* _What is required_
Retype the data that follows line by line, exactly, and leave its pictures out.

* _Material_
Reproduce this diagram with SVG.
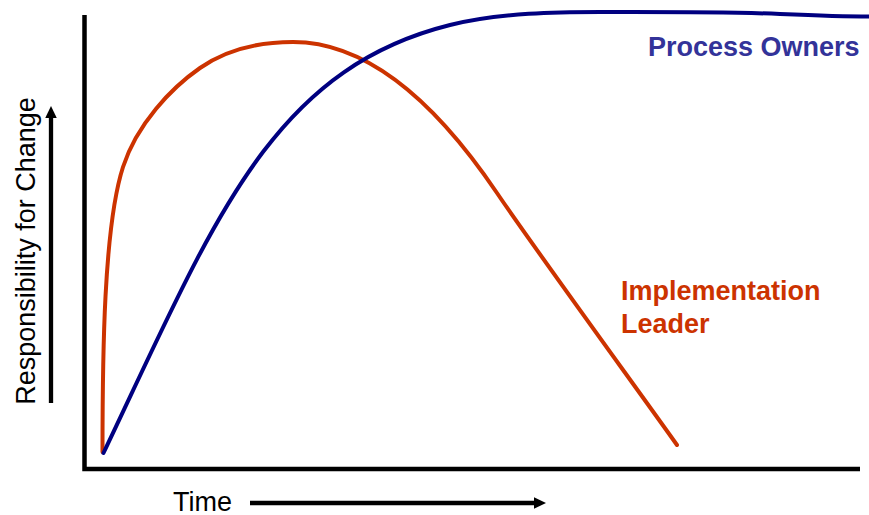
<svg xmlns="http://www.w3.org/2000/svg" width="869" height="515" viewBox="0 0 869 515">
<style>
.axis{fill:none;stroke:#000;stroke-width:4.5;stroke-linejoin:miter}
.arrow{stroke:#000;stroke-width:4.3;fill:none}
.curve{fill:none;stroke-width:4;stroke-linecap:round;stroke-linejoin:round}
.lbl{font-family:"Liberation Sans",Arial,sans-serif;font-size:27px}
.bold{font-weight:bold}
</style>
<defs>
<marker id="head" markerUnits="userSpaceOnUse" markerWidth="13" markerHeight="12" refX="0" refY="5.75" orient="auto">
<path d="M0,0 L12,5.75 L0,11.5 z" fill="#000"/>
</marker>
</defs>
<rect width="869" height="515" fill="#fff"/>
<g id="axes">
<path class="axis" d="M84.5,15 V469 H860"/>
</g>
<g id="connectors">
<line class="arrow" x1="51" y1="403" x2="51" y2="118" marker-end="url(#head)"/>
<line class="arrow" x1="250" y1="503" x2="534" y2="503" marker-end="url(#head)"/>
</g>
<g id="implementation-leader-curve">
<path class="curve" stroke="#CC3300" d="M102.5,452 C102.5,357 103.7,227 123,167 C136.8,124.2 171.2,88 200,68 C228.8,48 260,42 293,42 C361,42 429,92.3 497,193 C530,242 640,393 677,445"/>
</g>
<g id="process-owners-curve">
<path class="curve" stroke="#000080" d="M103.5,453 C213.5,222 270,70 450,25 C500,12.5 560,12 600,12 C640,12 720,11.5 780,14 S850,16.5 869,16.5"/>
</g>
<g id="y-label">
<text class="lbl" transform="translate(35,251) rotate(-90)" text-anchor="middle">Responsibility for Change</text>
</g>
<g id="x-label">
<text class="lbl" x="173" y="510.5">Time</text>
</g>
<g id="process-owners">
<text class="lbl bold" x="648" y="55.5" fill="#333399">Process Owners</text>
</g>
<g id="implementation-leader">
<text class="lbl bold" fill="#CC3300"><tspan x="621" y="300">Implementation</tspan><tspan x="621" y="333">Leader</tspan></text>
</g>
</svg>
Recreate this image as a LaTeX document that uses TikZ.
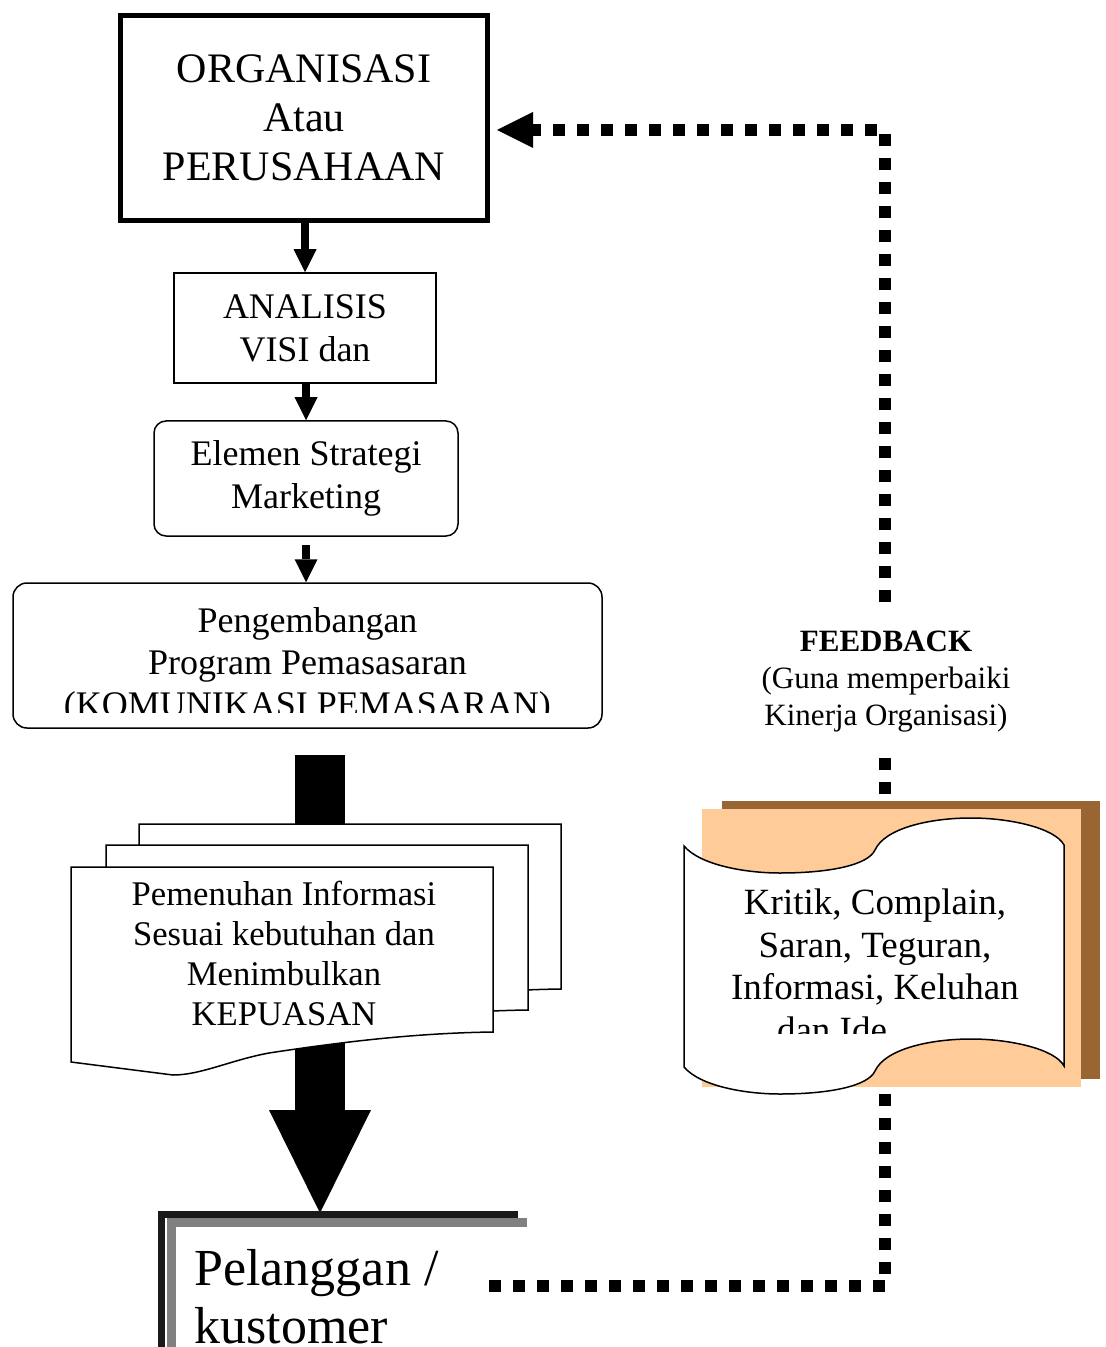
\documentclass[tikz,border=0pt]{standalone}
\usepackage{fontspec}
\setmainfont{Liberation Serif}
\usetikzlibrary{arrows.meta}
\definecolor{scrollbrown}{HTML}{996633}
\definecolor{scrollpeach}{HTML}{FFCC99}
\definecolor{pelshadow}{HTML}{1A1A1A}
\definecolor{pelgray}{HTML}{808080}
\tikzset{
  orgbox/.style={draw, line width=2.5pt, align=center, minimum width=183.5pt,
    minimum height=102.5pt, font=\fontsize{21}{24.5}\selectfont},
  plainbox/.style={draw, line width=0.75pt, align=center, font=\fontsize{18}{21.5}\selectfont},
  roundbox/.style={plainbox, rounded corners=6pt},
  bodytext/.style={align=center, inner sep=0pt},
  smallarrow/.style={line width=4pt, -{Triangle[width=11.5pt,length=11.5pt,line width=0pt]}},
  bigarrow/.style={line width=25pt, -{Triangle[width=51pt,length=51.5pt,line width=0pt]}},
  feedback/.style={line width=6pt, dash pattern=on 6pt off 6pt,
    -{Triangle[width=18pt,length=18pt,line width=0pt]}},
  docpage/.pic={
    \filldraw[fill=white, line width=0.75pt] (0,0) -- (422,0) -- (422,165)
      .. controls (345,166) and (270,175) .. (198,186)
      .. controls (160,193) and (130,208) .. (102,208) -- (0,195) -- cycle;
  }
}
\begin{document}
\begin{tikzpicture}[x=0.5pt,y=-0.5pt]
  \useasboundingbox (0,0) rectangle (1106,1347);
  % left column
  \node[orgbox] (org) at (304,118) {ORGANISASI\\Atau\\PERUSAHAAN};
  \node[plainbox, minimum width=131pt, minimum height=55pt] (anal) at (305,328) {ANALISIS\\VISI dan};
  \node[roundbox, minimum width=152pt, minimum height=57.5pt] (elem) at (306,478.5) {Elemen Strategi\\Marketing};
  \node[roundbox, rounded corners=7pt, minimum width=294.5pt, minimum height=72.5pt] (peng) at (307.5,655.5) {};
  \begin{scope}
    \clip (13,583) rectangle (602,712);
    \node[bodytext, font=\fontsize{18}{21}\selectfont] (pengtext) at (307.5,666)
      {Pengembangan\\Program Pemasasaran\\(KOMUNIKASI PEMASARAN)};
  \end{scope}
  \draw[smallarrow] (anal.north |- org.south) -- (anal.north);
  \draw[smallarrow] (elem.north |- anal.south) -- (elem.north);
  \draw[smallarrow, shorten <=4pt] (elem.south) -- (elem.south |- peng.north);
  % big arrow behind the pages
  \coordinate (bigtop) at (320,755);
  \coordinate (peltop) at (320,1213);
  \draw[bigarrow] (bigtop) -- (peltop);
  \pic at (139,824) {docpage};
  \pic at (106,845) {docpage};
  \pic at (71,867) {docpage};
  \node[bodytext, font=\fontsize{17.3}{20}\selectfont] (info) at (284,953)
    {Pemenuhan Informasi\\Sesuai kebutuhan dan\\Menimbulkan\\KEPUASAN};
  % customer
  \draw[line width=3.5pt, pelshadow] (161.5,1360) -- (161.5,1214.5) -- (518,1214.5);
  \draw[line width=4.5pt, pelgray] (171,1360) -- (171,1222.5) -- (527,1222.5);
  \node[anchor=north west, inner sep=0pt, align=left, font=\fontsize{26}{29}\selectfont] (pel)
    at (194,1249.5) {Pelanggan /\\kustomer};
  % feedback loop
  \coordinate (pelout) at (489,1286);
  \coordinate (fbcorner) at (885,1286);
  \coordinate (fbtop) at (885,130);
  \coordinate (orgin) at (497,130);
  \draw[feedback] (pelout) -- (fbcorner) -- (fbtop) -- (orgin);
  \node[fill=white, align=center, inner xsep=2pt, inner ysep=10pt,
    font=\fontsize{15.5}{18.5}\selectfont] (fb) at (886,682)
    {\textbf{FEEDBACK}\\(Guna memperbaiki\\Kinerja Organisasi)};
  % scroll
  \fill[scrollbrown] (722,801) rectangle (1100,1079);
  \fill[scrollpeach] (702,809) rectangle (1081,1087);
  \filldraw[fill=white, line width=0.75pt] (684,846)
    .. controls (700,865) and (745,873) .. (780,873)
    .. controls (830,873) and (868,865) .. (875,850)
    .. controls (885,828) and (930,818) .. (971,818)
    .. controls (1010,818) and (1055,828) .. (1064,845)
    -- (1064,1066)
    .. controls (1055,1049) and (1010,1039) .. (971,1039)
    .. controls (930,1039) and (885,1049) .. (875,1071)
    .. controls (868,1086) and (830,1094) .. (780,1094)
    .. controls (745,1094) and (700,1086) .. (684,1067) -- cycle;
  \begin{scope}
    \clip (684,800) rectangle (1064,1033);
    \node[bodytext, font=\fontsize{18.5}{21.25}\selectfont] (kritik) at (875,966)
      {Kritik, Complain,\\Saran, Teguran,\\Informasi, Keluhan\\dan Ide\hspace*{43pt}};
  \end{scope}
\end{tikzpicture}
\end{document}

* _Correct response_
Reproduce this diagram with SVG.
<svg xmlns="http://www.w3.org/2000/svg" width="869" height="515" viewBox="0 0 869 515">
<style>
.axis{fill:none;stroke:#000;stroke-width:4.5;stroke-linejoin:miter}
.arrow{stroke:#000;stroke-width:4.3;fill:none}
.curve{fill:none;stroke-width:4;stroke-linecap:round;stroke-linejoin:round}
.lbl{font-family:"Liberation Sans",Arial,sans-serif;font-size:27px}
.bold{font-weight:bold}
</style>
<defs>
<marker id="head" markerUnits="userSpaceOnUse" markerWidth="13" markerHeight="12" refX="0" refY="5.75" orient="auto">
<path d="M0,0 L12,5.75 L0,11.5 z" fill="#000"/>
</marker>
</defs>
<rect width="869" height="515" fill="#fff"/>
<g id="axes">
<path class="axis" d="M84.5,15 V469 H860"/>
</g>
<g id="connectors">
<line class="arrow" x1="51" y1="403" x2="51" y2="118" marker-end="url(#head)"/>
<line class="arrow" x1="250" y1="503" x2="534" y2="503" marker-end="url(#head)"/>
</g>
<g id="implementation-leader-curve">
<path class="curve" stroke="#CC3300" d="M102.5,452 C102.5,357 103.7,227 123,167 C136.8,124.2 171.2,88 200,68 C228.8,48 260,42 293,42 C361,42 429,92.3 497,193 C530,242 640,393 677,445"/>
</g>
<g id="process-owners-curve">
<path class="curve" stroke="#000080" d="M103.5,453 C213.5,222 270,70 450,25 C500,12.5 560,12 600,12 C640,12 720,11.5 780,14 S850,16.5 869,16.5"/>
</g>
<g id="y-label">
<text class="lbl" transform="translate(35,251) rotate(-90)" text-anchor="middle">Responsibility for Change</text>
</g>
<g id="x-label">
<text class="lbl" x="173" y="510.5">Time</text>
</g>
<g id="process-owners">
<text class="lbl bold" x="648" y="55.5" fill="#333399">Process Owners</text>
</g>
<g id="implementation-leader">
<text class="lbl bold" fill="#CC3300"><tspan x="621" y="300">Implementation</tspan><tspan x="621" y="333">Leader</tspan></text>
</g>
</svg>
Recreate this image as a LaTeX document that uses TikZ.
\documentclass[tikz,border=0pt]{standalone}
\usepackage{fontspec}
\setmainfont{Liberation Serif}
\usetikzlibrary{arrows.meta}
\definecolor{scrollbrown}{HTML}{996633}
\definecolor{scrollpeach}{HTML}{FFCC99}
\definecolor{pelshadow}{HTML}{1A1A1A}
\definecolor{pelgray}{HTML}{808080}
\tikzset{
  orgbox/.style={draw, line width=2.5pt, align=center, minimum width=183.5pt,
    minimum height=102.5pt, font=\fontsize{21}{24.5}\selectfont},
  plainbox/.style={draw, line width=0.75pt, align=center, font=\fontsize{18}{21.5}\selectfont},
  roundbox/.style={plainbox, rounded corners=6pt},
  bodytext/.style={align=center, inner sep=0pt},
  smallarrow/.style={line width=4pt, -{Triangle[width=11.5pt,length=11.5pt,line width=0pt]}},
  bigarrow/.style={line width=25pt, -{Triangle[width=51pt,length=51.5pt,line width=0pt]}},
  feedback/.style={line width=6pt, dash pattern=on 6pt off 6pt,
    -{Triangle[width=18pt,length=18pt,line width=0pt]}},
  docpage/.pic={
    \filldraw[fill=white, line width=0.75pt] (0,0) -- (422,0) -- (422,165)
      .. controls (345,166) and (270,175) .. (198,186)
      .. controls (160,193) and (130,208) .. (102,208) -- (0,195) -- cycle;
  }
}
\begin{document}
\begin{tikzpicture}[x=0.5pt,y=-0.5pt]
  \useasboundingbox (0,0) rectangle (1106,1347);
  % left column
  \node[orgbox] (org) at (304,118) {ORGANISASI\\Atau\\PERUSAHAAN};
  \node[plainbox, minimum width=131pt, minimum height=55pt] (anal) at (305,328) {ANALISIS\\VISI dan};
  \node[roundbox, minimum width=152pt, minimum height=57.5pt] (elem) at (306,478.5) {Elemen Strategi\\Marketing};
  \node[roundbox, rounded corners=7pt, minimum width=294.5pt, minimum height=72.5pt] (peng) at (307.5,655.5) {};
  \begin{scope}
    \clip (13,583) rectangle (602,712);
    \node[bodytext, font=\fontsize{18}{21}\selectfont] (pengtext) at (307.5,666)
      {Pengembangan\\Program Pemasasaran\\(KOMUNIKASI PEMASARAN)};
  \end{scope}
  \draw[smallarrow] (anal.north |- org.south) -- (anal.north);
  \draw[smallarrow] (elem.north |- anal.south) -- (elem.north);
  \draw[smallarrow, shorten <=4pt] (elem.south) -- (elem.south |- peng.north);
  % big arrow behind the pages
  \coordinate (bigtop) at (320,755);
  \coordinate (peltop) at (320,1213);
  \draw[bigarrow] (bigtop) -- (peltop);
  \pic at (139,824) {docpage};
  \pic at (106,845) {docpage};
  \pic at (71,867) {docpage};
  \node[bodytext, font=\fontsize{17.3}{20}\selectfont] (info) at (284,953)
    {Pemenuhan Informasi\\Sesuai kebutuhan dan\\Menimbulkan\\KEPUASAN};
  % customer
  \draw[line width=3.5pt, pelshadow] (161.5,1360) -- (161.5,1214.5) -- (518,1214.5);
  \draw[line width=4.5pt, pelgray] (171,1360) -- (171,1222.5) -- (527,1222.5);
  \node[anchor=north west, inner sep=0pt, align=left, font=\fontsize{26}{29}\selectfont] (pel)
    at (194,1249.5) {Pelanggan /\\kustomer};
  % feedback loop
  \coordinate (pelout) at (489,1286);
  \coordinate (fbcorner) at (885,1286);
  \coordinate (fbtop) at (885,130);
  \coordinate (orgin) at (497,130);
  \draw[feedback] (pelout) -- (fbcorner) -- (fbtop) -- (orgin);
  \node[fill=white, align=center, inner xsep=2pt, inner ysep=10pt,
    font=\fontsize{15.5}{18.5}\selectfont] (fb) at (886,682)
    {\textbf{FEEDBACK}\\(Guna memperbaiki\\Kinerja Organisasi)};
  % scroll
  \fill[scrollbrown] (722,801) rectangle (1100,1079);
  \fill[scrollpeach] (702,809) rectangle (1081,1087);
  \filldraw[fill=white, line width=0.75pt] (684,846)
    .. controls (700,865) and (745,873) .. (780,873)
    .. controls (830,873) and (868,865) .. (875,850)
    .. controls (885,828) and (930,818) .. (971,818)
    .. controls (1010,818) and (1055,828) .. (1064,845)
    -- (1064,1066)
    .. controls (1055,1049) and (1010,1039) .. (971,1039)
    .. controls (930,1039) and (885,1049) .. (875,1071)
    .. controls (868,1086) and (830,1094) .. (780,1094)
    .. controls (745,1094) and (700,1086) .. (684,1067) -- cycle;
  \begin{scope}
    \clip (684,800) rectangle (1064,1033);
    \node[bodytext, font=\fontsize{18.5}{21.25}\selectfont] (kritik) at (875,966)
      {Kritik, Complain,\\Saran, Teguran,\\Informasi, Keluhan\\dan Ide\hspace*{43pt}};
  \end{scope}
\end{tikzpicture}
\end{document}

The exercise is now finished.